In the pursuit of unity, we need not present a false choice between unity and democracy. Assemblies as a tool of political mobilisation are exciting in large part because of their democratic potential; students are being asked not just to come along to a meeting to hear some speakers, but to play a role in determining the direction of the campaign. That brings with it the possibility of rejuvenating young people glad of the chance for active engagement with politics in place of passive consumption. As such, the Assembly is both ideologically and practically a rebellion against neoliberalism. Its democratic structure taps into a long history of the use of assemblies by political radicals in defiance of hollowed-out official structures for supposedly democratic representation.
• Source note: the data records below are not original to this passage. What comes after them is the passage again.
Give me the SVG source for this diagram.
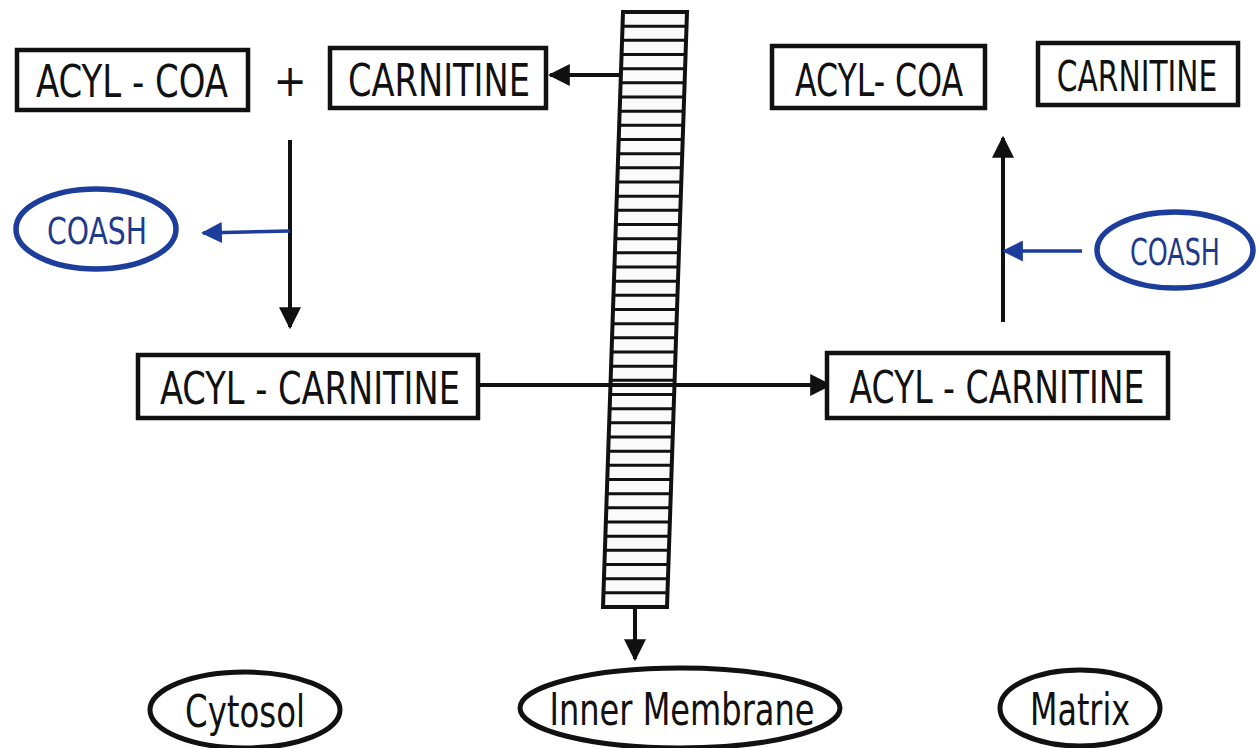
<svg xmlns="http://www.w3.org/2000/svg" width="1259" height="748" viewBox="0 0 1259 748">
<style>
.box{fill:#fff;stroke:#111;stroke-width:4.5}
.ell{fill:#fff;stroke:#111;stroke-width:5}
.bell{fill:#fff;stroke:#1c3d9c;stroke-width:5.5}
.t{font-family:"DejaVu Sans Condensed","Liberation Sans",sans-serif;fill:#111;font-size:44px}
.t2{font-family:"DejaVu Sans Condensed","Liberation Sans",sans-serif;fill:#111;font-size:33px}
.bt{font-family:"DejaVu Sans Condensed","Liberation Sans",sans-serif;fill:#1f3a8a;font-size:38px}
.con{fill:none;stroke:#111;stroke-width:4}
.bcon{fill:none;stroke:#1c3d9c;stroke-width:3.5}
</style>
<defs>
<marker id="ah" viewBox="0 0 10 10" refX="9" refY="5" markerWidth="5.5" markerHeight="5.5" orient="auto" markerUnits="strokeWidth"><path d="M0,0 L10,5 L0,10 Z" fill="#111"/></marker>
<marker id="bh" viewBox="0 0 10 10" refX="9" refY="5" markerWidth="6" markerHeight="6" orient="auto" markerUnits="strokeWidth"><path d="M0,0 L10,5 L0,10 Z" fill="#1c3d9c"/></marker>
</defs>
<rect width="1259" height="748" fill="#fff"/>

<g id="connectors">
<line class="con" x1="622" y1="75" x2="550" y2="75" marker-end="url(#ah)"/>
<line class="con" x1="290" y1="140" x2="290" y2="327" marker-end="url(#ah)"/>
<line class="bcon" x1="290" y1="231" x2="203" y2="233" marker-end="url(#bh)"/>
<line class="con" x1="1003" y1="322" x2="1003" y2="138" marker-end="url(#ah)"/>
<line class="bcon" x1="1082" y1="251" x2="1004" y2="251" marker-end="url(#bh)"/>
<line class="con" x1="478" y1="385" x2="830" y2="385" marker-end="url(#ah)"/>
<line class="con" x1="635" y1="607" x2="635" y2="659" marker-end="url(#ah)"/>
</g>

<g id="membrane" transform="translate(623,12) skewX(-1.925)">
<rect x="0" y="0" width="64" height="595" fill="#fafafa" stroke="#111" stroke-width="4"/>
<path fill="none" stroke="#111" stroke-width="3" d="M0,14.2H64M0,28.3H64M0,42.5H64M0,56.7H64M0,70.8H64M0,85H64M0,99.2H64M0,113.3H64M0,127.5H64M0,141.7H64M0,155.8H64M0,170H64M0,184.2H64M0,198.3H64M0,212.5H64M0,226.7H64M0,240.8H64M0,255H64M0,269.2H64M0,283.3H64M0,297.5H64M0,311.7H64M0,325.8H64M0,340H64M0,354.2H64M0,368.3H64M0,382.5H64M0,396.7H64M0,410.8H64M0,425H64M0,439.2H64M0,453.3H64M0,467.5H64M0,481.7H64M0,495.8H64M0,510H64M0,524.2H64M0,538.3H64M0,552.5H64M0,566.7H64M0,580.8H64"/>
</g>
<line class="con" x1="600" y1="385" x2="690" y2="385"/>

<g id="acylcoa-left">
<rect class="box" x="17" y="50" width="231" height="60"/>
<text class="t" x="132" y="97" text-anchor="middle" textLength="192" lengthAdjust="spacingAndGlyphs">ACYL - COA</text>
</g>
<g id="plus"><text class="t" x="290" y="96" text-anchor="middle">+</text></g>
<g id="carnitine-left">
<rect class="box" x="330" y="48" width="216" height="60"/>
<text class="t" x="439" y="96" text-anchor="middle" textLength="182" lengthAdjust="spacingAndGlyphs">CARNITINE</text>
</g>
<g id="acylcoa-right">
<rect class="box" x="772" y="46" width="213" height="62"/>
<text class="t" x="879" y="96" text-anchor="middle" textLength="168" lengthAdjust="spacingAndGlyphs">ACYL- COA</text>
</g>
<g id="carnitine-right">
<rect class="box" x="1038" y="43" width="200" height="62"/>
<text class="t2" transform="translate(1137,91) scale(1,1.3)" x="0" y="0" text-anchor="middle">CARNITINE</text>
</g>
<g id="coash-left">
<ellipse class="bell" cx="96" cy="229" rx="80" ry="40"/>
<text class="bt" x="97" y="244" text-anchor="middle" textLength="100" lengthAdjust="spacingAndGlyphs">COASH</text>
</g>
<g id="coash-right">
<ellipse class="bell" cx="1175" cy="250" rx="78" ry="38"/>
<text class="bt" x="1175" y="265" text-anchor="middle" textLength="90" lengthAdjust="spacingAndGlyphs">COASH</text>
</g>
<g id="acylcarnitine-left">
<rect class="box" x="138" y="355" width="340" height="63"/>
<text class="t" x="310" y="404" text-anchor="middle" textLength="300" lengthAdjust="spacingAndGlyphs">ACYL - CARNITINE</text>
</g>
<g id="acylcarnitine-right">
<rect class="box" x="827" y="353" width="341" height="65"/>
<text class="t" x="997" y="403" text-anchor="middle" textLength="295" lengthAdjust="spacingAndGlyphs">ACYL - CARNITINE</text>
</g>
<g id="cytosol">
<ellipse class="ell" cx="245" cy="710" rx="95" ry="38"/>
<text class="t" x="245" y="727" text-anchor="middle" textLength="120" lengthAdjust="spacingAndGlyphs">Cytosol</text>
</g>
<g id="inner-membrane">
<ellipse class="ell" cx="680" cy="708" rx="160" ry="40"/>
<text class="t" x="682" y="725" text-anchor="middle" textLength="265" lengthAdjust="spacingAndGlyphs">Inner Membrane</text>
</g>
<g id="matrix">
<ellipse class="ell" cx="1080" cy="708" rx="80" ry="38"/>
<text class="t" x="1080" y="725" text-anchor="middle" textLength="100" lengthAdjust="spacingAndGlyphs">Matrix</text>
</g>
</svg>
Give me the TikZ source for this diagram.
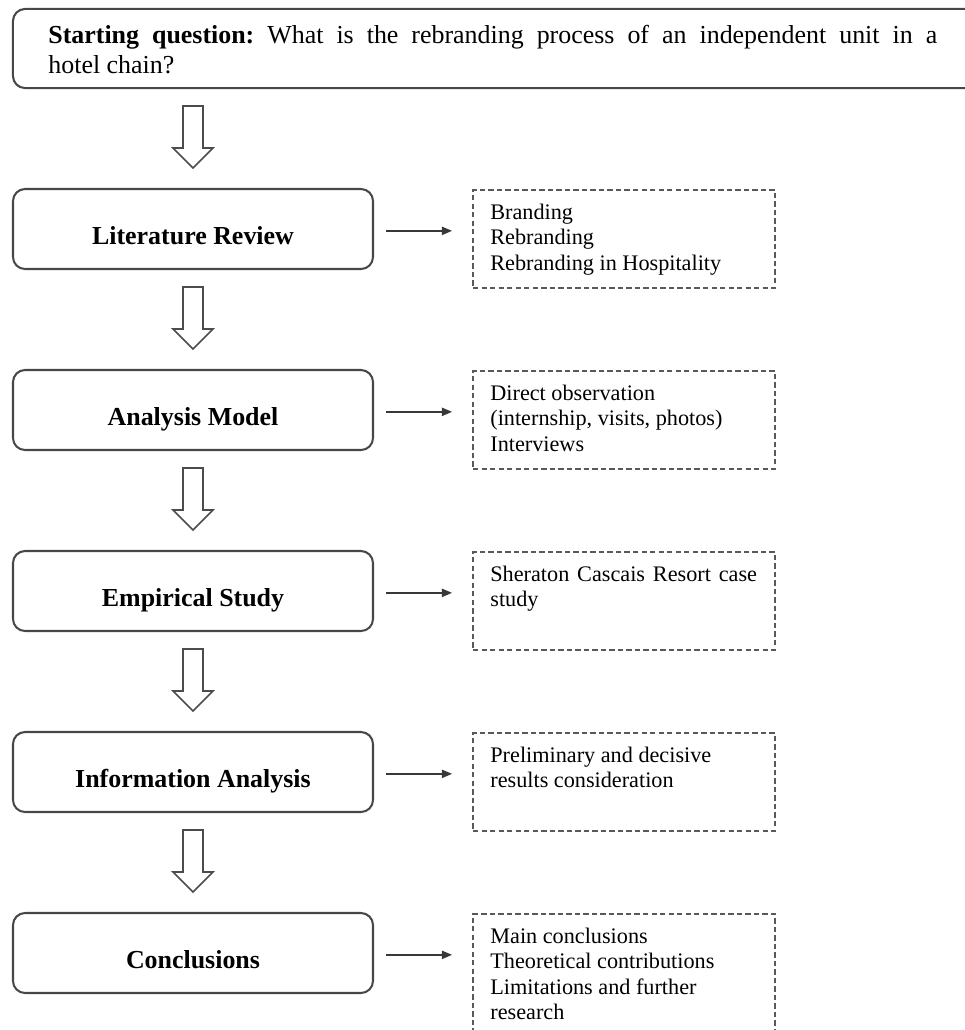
\documentclass[tikz,border=0pt]{standalone}
\usepackage{fontspec}
\setmainfont{Liberation Serif}
\usetikzlibrary{arrows.meta,calc}

\begin{document}
\frenchspacing
\begin{tikzpicture}[x=0.54pt,y=-0.54pt,
  frame/.style={draw=black!72, line width=1.1pt, rounded corners=6.5pt, inner sep=0pt},
  stage/.style={frame, minimum width=194.4pt, minimum height=43.2pt,
    font=\fontsize{14}{16}\selectfont\bfseries, text height=16.2pt, text depth=0pt},
  notebox/.style={draw=black!65, line width=1.05pt, dash pattern=on 2.9pt off 1.7pt,
    minimum width=163.1pt, minimum height=52.9pt, inner sep=0pt},
  notetext/.style={font=\fontsize{12}{13.8}\selectfont, align=left, inner sep=0pt, anchor=north west},
  link/.style={draw=black!78, line width=0.75pt, -{Triangle[length=5.5pt,width=4.5pt]},
    shorten <=6.5pt, shorten >=10.8pt},
  hollowarrow/.pic={\draw[black!70, line width=0.85pt, line join=miter]
    (-10,0) -- (10,0) -- (10,42) -- (20,42) -- (0,62) -- (-20,42) -- (-10,42) -- cycle;}
]
\path[use as bounding box] (0,0) rectangle (965,1030);
\clip (0,0) rectangle (965,1030);

% starting question
\node[frame, minimum width=527.6pt, minimum height=42.7pt] (Q) at (501.5,48.5) {};
\node[font=\fontsize{14}{16.2}\selectfont, text width=480pt, align=justify,
  inner sep=0pt, anchor=north west] (Qtext) at (48,22)
  {\strut\textbf{Starting question:} What is the rebranding process of an independent unit in a\linebreak hotel chain?};

% stages of the research
\node[stage] (S1) at (193,229) {Literature Review};
\node[stage] (S2) at (193,410) {Analysis Model};
\node[stage] (S3) at (193,591) {Empirical Study};
\node[stage] (S4) at (193,772) {Information Analysis};
\node[stage] (S5) at (193,953) {Conclusions};

% notes beside each stage
\node[notebox] (D1) at (624,239) {};
\node[notebox] (D2) at (624,420) {};
\node[notebox] (D3) at (624,601) {};
\node[notebox] (D4) at (624,782) {};
\node[notebox, minimum height=67.5pt] (D5) at (624,976.5) {};

\node[notetext] (N1) at ($(D1.north west)+(18,12)$) {\strut Branding\\Rebranding\\Rebranding in Hospitality};
\node[notetext] (N2) at ($(D2.north west)+(18,12)$) {\strut Direct observation\\(internship, visits, photos)\\Interviews};
\node[notetext] (N3) at ($(D3.north west)+(18,12)$) {\strut\makebox[144pt][s]{Sheraton Cascais Resort case}\\study};
\node[notetext] (N4) at ($(D4.north west)+(18,12)$) {\strut Preliminary and decisive\\results consideration};
\node[notetext] (N5) at ($(D5.north west)+(18,12)$) {\strut Main conclusions\\Theoretical contributions\\Limitations and further\\research};

% hollow arrows down the main column
\foreach \s in {S1,S2,S3,S4,S5}
  \pic at ($(\s.north)+(0,-82)$) {hollowarrow};

% links from stages to notes
\foreach \i in {1,...,5}
  \draw[link] ([yshift=-1pt]S\i.east) -- ([yshift=-1pt]S\i.east -| D\i.west);
\end{tikzpicture}
\end{document}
By consequence, the Assembly should provide a sphere for students to imagine a politics of agency in which we all shape the world around us, against the grim fatalism of contemporary neo-Thatcherism.
Some involved in the Assembly want to force the government to drop key policies, some seek to move the Labour Party leftwards to force it to abandon austerity if it wins the next election and still others hope to build an alternative party of the left. All of these things are made significantly more likely by the construction of a serious and concerted movement capable of bringing together large numbers in opposition to the current cuts consensus. Polling shows a third of the country is opposed to all the cuts; our failure to involve those millions in an active and determined campaign of opposition ought to be the collective shame of the left.
Starting with students, we have the chance to reverse that failure. Be there on 2 November.
- Students are in a good position to play a role in any coalition of resistance to austerity.
- The Student Assembly can reformulate the basis of student activism.
- The Assembly movement is an opportunity to galvanise the left.